Tout d'abord, le Conseil d'État a constaté que la société avait mentionné indûment de la TVA sur ses factures et que ses locataires l'avaient déduite. Il a validé l'appréciation de la cour d'appel selon laquelle le fait que la société ait adressé des factures rectificatives et des notes d'avoir ne suffisait pas à considérer que le risque de perte de recettes fiscales était complètement éliminé. En effet, tant que les locataires avaient pu opérer la déduction, le risque subsistait. 

 

Puis, le Conseil d'État a reproché à la Cour d'avoir commis une erreur de droit en jugeant que la bonne foi de la société E France ne pouvait être utilement invoquée. Le Conseil d'État a rappelé que, même en l'absence d'élimination complète du risque de perte de recettes fiscales (ce qui était le cas ici), l'émetteur d'une facture mentionnant indûment de la TVA peut obtenir la régularisation s'il est de bonne foi. La bonne foi est une condition alternative et non un obstacle à la régularisation dans ce type de situation.

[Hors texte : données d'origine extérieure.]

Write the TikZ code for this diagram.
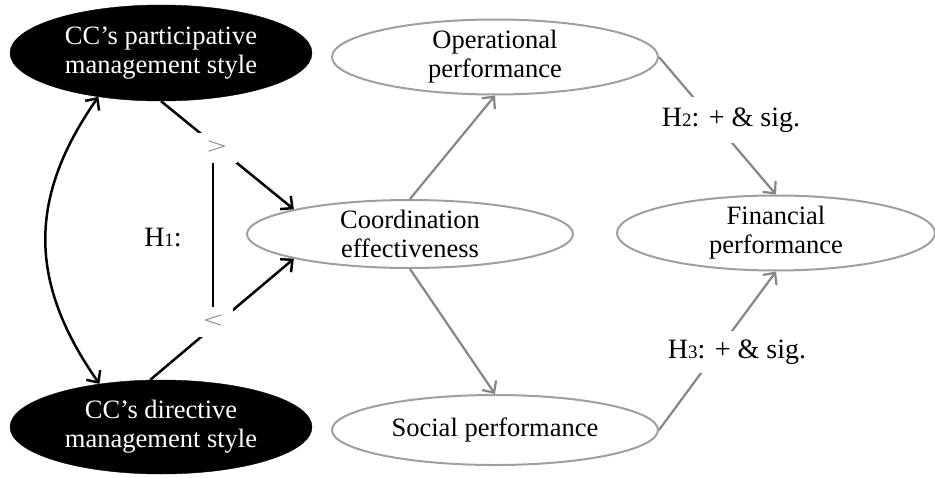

En revanche, il résulte de ce qui a été dit au point 5 que l'absence d'élimination complète du risque de perte de recettes fiscales ne fait pas obstacle à ce que l'émetteur d'une facture mentionnant indûment la taxe sur la valeur ajoutée puisse régulariser cette taxe s'il est de bonne foi. Par suite, en jugeant que la société Eurapack France ne pouvait utilement invoquer sa bonne foi, la cour administrative d'appel a commis une erreur de droit.


 

 

TL;DR

  • La décision confirme que la rectification des factures et l'émission de notes d'avoir ne garantissent pas à elles seules l'élimination du risque de perte de recettes fiscales si le destinataire a eu la possibilité de déduire la TVA.
  • Cependant, elle rappelle avec insistance que l'absence d'élimination complète de ce risque n'interdit pas toute régularisation si l'émetteur peut démontrer sa bonne foi.

La bonne foi redevient donc un critère essentiel à examiner pour les juges du fond dans les cas où le risque fiscal n'a pas été totalement écarté.